Add those weekend receipts to World’s previous North American bank, and this Chris Pratt-helmed monster movie has made $500.1 million in just three weekends—sprinting like a velociraptor past Avengers: Age of Ultron to become 2015’s biggest movie. If you factor in its overseas moola, World has earned nearly $1.1 billion. It’s possible that, if Universal wanted to, they could buy Greece right about now.

If it wasn’t for World, the movie world might be buzzing over Inside Out. Pixar’s latest charmer earned another $52.1 million, nearly taking down the dinosaurs and bringing its own two-week domestic tally to $184.9 million. While those aren’t World-beating numbers, it’s already the year’s fifth biggest moneymaker, and Inside Out seems a lock to cross $200 million by this time next week.

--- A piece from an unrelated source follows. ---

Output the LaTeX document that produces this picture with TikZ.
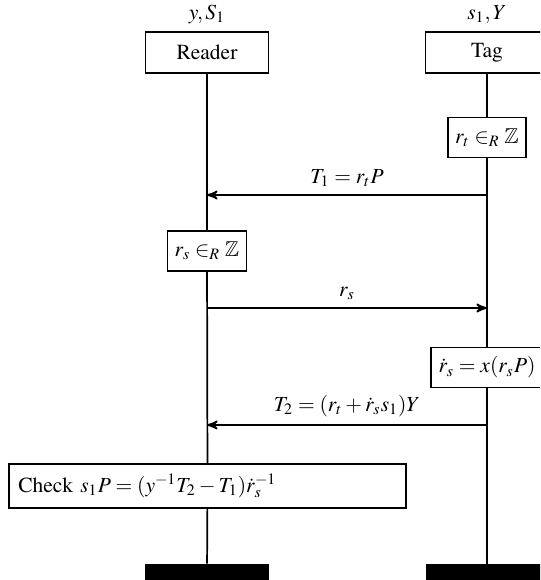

That might make even Sadness break into a smile.

With those two titans still dominating the top of the box office, the weekend’s newcomers never really stood much of a chance. Ted 2 got the stuffing ripped out of it, earning just $33 million for third place and falling well below expectations. Seems that drug-addled, foul-mouthed teddy bears just don’t have the appeal they used to. Max, a heartwarming dog-and-his-boy tale, finished fourth with $12.2 million—outpacing industry estimates.

Spy, Melissa McCarthy’s R-rated spoof, closed out the Top Five with a $7.8 million weekend.

Final figures update: 1. Jurassic World, $54.5 million; 2. Inside Out, $52.3 million; 3. Ted 2, $33.5 million; 4. Max, $12.2 million; 5. Spy, $7.9 million.